- **Exercise**:
Give back the full listing verbatim, apart from its images.
## start Supplied data
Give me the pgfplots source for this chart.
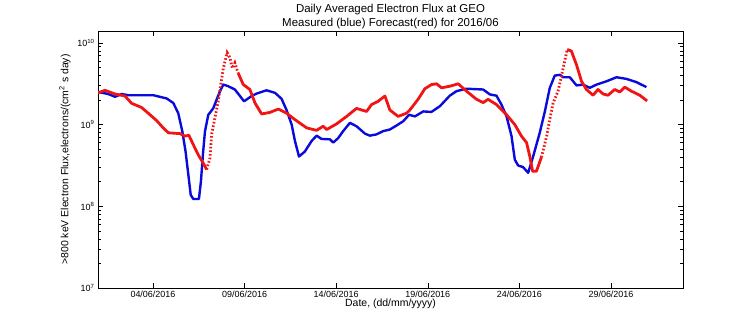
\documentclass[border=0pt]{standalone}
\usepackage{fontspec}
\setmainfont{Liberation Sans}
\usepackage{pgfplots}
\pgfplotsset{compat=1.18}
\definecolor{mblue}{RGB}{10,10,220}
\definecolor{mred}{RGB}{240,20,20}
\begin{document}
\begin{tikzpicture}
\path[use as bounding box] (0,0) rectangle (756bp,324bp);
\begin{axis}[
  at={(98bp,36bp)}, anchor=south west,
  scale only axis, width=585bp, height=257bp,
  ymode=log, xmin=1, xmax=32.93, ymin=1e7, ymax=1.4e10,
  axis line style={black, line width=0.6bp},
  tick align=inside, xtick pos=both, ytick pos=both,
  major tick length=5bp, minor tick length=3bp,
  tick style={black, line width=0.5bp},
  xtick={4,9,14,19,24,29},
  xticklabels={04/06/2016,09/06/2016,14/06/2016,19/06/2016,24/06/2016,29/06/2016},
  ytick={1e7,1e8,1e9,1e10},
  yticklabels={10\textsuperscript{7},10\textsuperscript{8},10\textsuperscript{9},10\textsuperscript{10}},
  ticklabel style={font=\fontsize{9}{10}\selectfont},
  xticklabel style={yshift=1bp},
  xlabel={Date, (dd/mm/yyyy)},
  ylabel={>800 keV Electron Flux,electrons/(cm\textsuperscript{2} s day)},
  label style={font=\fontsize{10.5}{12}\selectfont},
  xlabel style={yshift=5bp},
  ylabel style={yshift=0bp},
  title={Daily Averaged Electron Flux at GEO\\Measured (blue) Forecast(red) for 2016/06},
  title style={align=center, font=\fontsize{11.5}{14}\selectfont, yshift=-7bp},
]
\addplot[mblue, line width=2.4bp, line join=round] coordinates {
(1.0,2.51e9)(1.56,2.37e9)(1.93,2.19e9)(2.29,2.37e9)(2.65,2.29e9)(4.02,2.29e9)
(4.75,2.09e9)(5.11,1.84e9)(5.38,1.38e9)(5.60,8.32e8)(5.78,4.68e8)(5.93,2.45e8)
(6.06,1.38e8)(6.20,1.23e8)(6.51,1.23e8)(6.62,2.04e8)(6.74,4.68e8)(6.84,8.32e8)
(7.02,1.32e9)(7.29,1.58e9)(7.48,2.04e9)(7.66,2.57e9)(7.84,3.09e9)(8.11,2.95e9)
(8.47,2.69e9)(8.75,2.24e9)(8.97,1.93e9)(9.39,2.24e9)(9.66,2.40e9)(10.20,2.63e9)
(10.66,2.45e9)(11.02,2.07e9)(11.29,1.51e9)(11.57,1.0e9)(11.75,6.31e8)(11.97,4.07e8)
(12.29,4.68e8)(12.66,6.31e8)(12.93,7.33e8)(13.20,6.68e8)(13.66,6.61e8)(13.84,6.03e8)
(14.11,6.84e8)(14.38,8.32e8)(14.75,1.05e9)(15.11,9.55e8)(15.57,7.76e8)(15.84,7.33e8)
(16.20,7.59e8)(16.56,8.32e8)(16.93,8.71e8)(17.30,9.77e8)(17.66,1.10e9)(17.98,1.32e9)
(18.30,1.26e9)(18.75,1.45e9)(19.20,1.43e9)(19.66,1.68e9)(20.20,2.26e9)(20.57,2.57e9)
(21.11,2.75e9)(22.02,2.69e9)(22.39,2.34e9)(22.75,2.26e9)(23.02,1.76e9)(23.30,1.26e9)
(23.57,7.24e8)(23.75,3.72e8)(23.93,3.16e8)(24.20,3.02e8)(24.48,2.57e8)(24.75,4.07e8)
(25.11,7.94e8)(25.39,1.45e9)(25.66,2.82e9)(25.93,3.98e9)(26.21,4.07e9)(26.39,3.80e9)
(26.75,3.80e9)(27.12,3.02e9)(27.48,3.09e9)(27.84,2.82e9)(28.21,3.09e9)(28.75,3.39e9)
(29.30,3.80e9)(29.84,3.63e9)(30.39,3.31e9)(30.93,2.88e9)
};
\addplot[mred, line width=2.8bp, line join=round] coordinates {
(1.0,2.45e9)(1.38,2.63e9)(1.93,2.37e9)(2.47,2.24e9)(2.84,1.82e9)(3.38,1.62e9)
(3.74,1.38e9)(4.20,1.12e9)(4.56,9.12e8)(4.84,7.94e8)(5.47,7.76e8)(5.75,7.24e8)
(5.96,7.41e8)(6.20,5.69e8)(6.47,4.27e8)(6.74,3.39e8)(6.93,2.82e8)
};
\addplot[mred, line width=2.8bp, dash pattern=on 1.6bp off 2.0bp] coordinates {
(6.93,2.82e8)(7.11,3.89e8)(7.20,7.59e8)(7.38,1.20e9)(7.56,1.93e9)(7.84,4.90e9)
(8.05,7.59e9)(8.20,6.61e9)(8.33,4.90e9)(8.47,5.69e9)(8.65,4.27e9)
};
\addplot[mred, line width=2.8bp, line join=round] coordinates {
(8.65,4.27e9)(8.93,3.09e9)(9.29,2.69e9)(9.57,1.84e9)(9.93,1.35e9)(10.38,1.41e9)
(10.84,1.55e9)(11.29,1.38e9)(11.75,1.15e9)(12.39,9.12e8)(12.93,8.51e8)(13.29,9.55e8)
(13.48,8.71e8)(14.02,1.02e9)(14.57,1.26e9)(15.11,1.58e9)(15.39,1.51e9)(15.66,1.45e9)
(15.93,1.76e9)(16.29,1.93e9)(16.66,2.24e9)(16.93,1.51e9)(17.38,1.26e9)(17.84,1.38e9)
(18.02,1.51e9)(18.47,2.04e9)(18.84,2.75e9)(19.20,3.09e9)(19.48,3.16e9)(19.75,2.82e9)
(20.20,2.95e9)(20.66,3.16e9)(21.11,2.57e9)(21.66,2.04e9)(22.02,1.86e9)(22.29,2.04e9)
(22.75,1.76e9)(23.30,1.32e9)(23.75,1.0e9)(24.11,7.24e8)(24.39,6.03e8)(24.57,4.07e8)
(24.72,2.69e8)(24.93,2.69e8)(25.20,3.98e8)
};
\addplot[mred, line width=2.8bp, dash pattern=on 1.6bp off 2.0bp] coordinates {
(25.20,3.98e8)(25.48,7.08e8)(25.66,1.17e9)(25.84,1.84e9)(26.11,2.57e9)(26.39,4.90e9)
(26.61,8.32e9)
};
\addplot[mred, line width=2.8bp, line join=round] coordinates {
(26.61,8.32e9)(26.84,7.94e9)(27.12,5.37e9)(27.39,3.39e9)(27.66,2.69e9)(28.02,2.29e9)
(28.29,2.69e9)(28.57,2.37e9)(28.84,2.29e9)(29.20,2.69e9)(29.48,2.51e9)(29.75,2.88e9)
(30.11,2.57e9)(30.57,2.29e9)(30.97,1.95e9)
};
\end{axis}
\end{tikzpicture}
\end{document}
## end Supplied data
- **Result below**:
Give me the pgfplots source for this chart.
\documentclass[border=0pt]{standalone}
\usepackage{fontspec}
\setmainfont{Liberation Sans}
\usepackage{pgfplots}
\pgfplotsset{compat=1.18}
\definecolor{mblue}{RGB}{10,10,220}
\definecolor{mred}{RGB}{240,20,20}
\begin{document}
\begin{tikzpicture}
\path[use as bounding box] (0,0) rectangle (756bp,324bp);
\begin{axis}[
  at={(98bp,36bp)}, anchor=south west,
  scale only axis, width=585bp, height=257bp,
  ymode=log, xmin=1, xmax=32.93, ymin=1e7, ymax=1.4e10,
  axis line style={black, line width=0.6bp},
  tick align=inside, xtick pos=both, ytick pos=both,
  major tick length=5bp, minor tick length=3bp,
  tick style={black, line width=0.5bp},
  xtick={4,9,14,19,24,29},
  xticklabels={04/06/2016,09/06/2016,14/06/2016,19/06/2016,24/06/2016,29/06/2016},
  ytick={1e7,1e8,1e9,1e10},
  yticklabels={10\textsuperscript{7},10\textsuperscript{8},10\textsuperscript{9},10\textsuperscript{10}},
  ticklabel style={font=\fontsize{9}{10}\selectfont},
  xticklabel style={yshift=1bp},
  xlabel={Date, (dd/mm/yyyy)},
  ylabel={>800 keV Electron Flux,electrons/(cm\textsuperscript{2} s day)},
  label style={font=\fontsize{10.5}{12}\selectfont},
  xlabel style={yshift=5bp},
  ylabel style={yshift=0bp},
  title={Daily Averaged Electron Flux at GEO\\Measured (blue) Forecast(red) for 2016/06},
  title style={align=center, font=\fontsize{11.5}{14}\selectfont, yshift=-7bp},
]
\addplot[mblue, line width=2.4bp, line join=round] coordinates {
(1.0,2.51e9)(1.56,2.37e9)(1.93,2.19e9)(2.29,2.37e9)(2.65,2.29e9)(4.02,2.29e9)
(4.75,2.09e9)(5.11,1.84e9)(5.38,1.38e9)(5.60,8.32e8)(5.78,4.68e8)(5.93,2.45e8)
(6.06,1.38e8)(6.20,1.23e8)(6.51,1.23e8)(6.62,2.04e8)(6.74,4.68e8)(6.84,8.32e8)
(7.02,1.32e9)(7.29,1.58e9)(7.48,2.04e9)(7.66,2.57e9)(7.84,3.09e9)(8.11,2.95e9)
(8.47,2.69e9)(8.75,2.24e9)(8.97,1.93e9)(9.39,2.24e9)(9.66,2.40e9)(10.20,2.63e9)
(10.66,2.45e9)(11.02,2.07e9)(11.29,1.51e9)(11.57,1.0e9)(11.75,6.31e8)(11.97,4.07e8)
(12.29,4.68e8)(12.66,6.31e8)(12.93,7.33e8)(13.20,6.68e8)(13.66,6.61e8)(13.84,6.03e8)
(14.11,6.84e8)(14.38,8.32e8)(14.75,1.05e9)(15.11,9.55e8)(15.57,7.76e8)(15.84,7.33e8)
(16.20,7.59e8)(16.56,8.32e8)(16.93,8.71e8)(17.30,9.77e8)(17.66,1.10e9)(17.98,1.32e9)
(18.30,1.26e9)(18.75,1.45e9)(19.20,1.43e9)(19.66,1.68e9)(20.20,2.26e9)(20.57,2.57e9)
(21.11,2.75e9)(22.02,2.69e9)(22.39,2.34e9)(22.75,2.26e9)(23.02,1.76e9)(23.30,1.26e9)
(23.57,7.24e8)(23.75,3.72e8)(23.93,3.16e8)(24.20,3.02e8)(24.48,2.57e8)(24.75,4.07e8)
(25.11,7.94e8)(25.39,1.45e9)(25.66,2.82e9)(25.93,3.98e9)(26.21,4.07e9)(26.39,3.80e9)
(26.75,3.80e9)(27.12,3.02e9)(27.48,3.09e9)(27.84,2.82e9)(28.21,3.09e9)(28.75,3.39e9)
(29.30,3.80e9)(29.84,3.63e9)(30.39,3.31e9)(30.93,2.88e9)
};
\addplot[mred, line width=2.8bp, line join=round] coordinates {
(1.0,2.45e9)(1.38,2.63e9)(1.93,2.37e9)(2.47,2.24e9)(2.84,1.82e9)(3.38,1.62e9)
(3.74,1.38e9)(4.20,1.12e9)(4.56,9.12e8)(4.84,7.94e8)(5.47,7.76e8)(5.75,7.24e8)
(5.96,7.41e8)(6.20,5.69e8)(6.47,4.27e8)(6.74,3.39e8)(6.93,2.82e8)
};
\addplot[mred, line width=2.8bp, dash pattern=on 1.6bp off 2.0bp] coordinates {
(6.93,2.82e8)(7.11,3.89e8)(7.20,7.59e8)(7.38,1.20e9)(7.56,1.93e9)(7.84,4.90e9)
(8.05,7.59e9)(8.20,6.61e9)(8.33,4.90e9)(8.47,5.69e9)(8.65,4.27e9)
};
\addplot[mred, line width=2.8bp, line join=round] coordinates {
(8.65,4.27e9)(8.93,3.09e9)(9.29,2.69e9)(9.57,1.84e9)(9.93,1.35e9)(10.38,1.41e9)
(10.84,1.55e9)(11.29,1.38e9)(11.75,1.15e9)(12.39,9.12e8)(12.93,8.51e8)(13.29,9.55e8)
(13.48,8.71e8)(14.02,1.02e9)(14.57,1.26e9)(15.11,1.58e9)(15.39,1.51e9)(15.66,1.45e9)
(15.93,1.76e9)(16.29,1.93e9)(16.66,2.24e9)(16.93,1.51e9)(17.38,1.26e9)(17.84,1.38e9)
(18.02,1.51e9)(18.47,2.04e9)(18.84,2.75e9)(19.20,3.09e9)(19.48,3.16e9)(19.75,2.82e9)
(20.20,2.95e9)(20.66,3.16e9)(21.11,2.57e9)(21.66,2.04e9)(22.02,1.86e9)(22.29,2.04e9)
(22.75,1.76e9)(23.30,1.32e9)(23.75,1.0e9)(24.11,7.24e8)(24.39,6.03e8)(24.57,4.07e8)
(24.72,2.69e8)(24.93,2.69e8)(25.20,3.98e8)
};
\addplot[mred, line width=2.8bp, dash pattern=on 1.6bp off 2.0bp] coordinates {
(25.20,3.98e8)(25.48,7.08e8)(25.66,1.17e9)(25.84,1.84e9)(26.11,2.57e9)(26.39,4.90e9)
(26.61,8.32e9)
};
\addplot[mred, line width=2.8bp, line join=round] coordinates {
(26.61,8.32e9)(26.84,7.94e9)(27.12,5.37e9)(27.39,3.39e9)(27.66,2.69e9)(28.02,2.29e9)
(28.29,2.69e9)(28.57,2.37e9)(28.84,2.29e9)(29.20,2.69e9)(29.48,2.51e9)(29.75,2.88e9)
(30.11,2.57e9)(30.57,2.29e9)(30.97,1.95e9)
};
\end{axis}
\end{tikzpicture}
\end{document}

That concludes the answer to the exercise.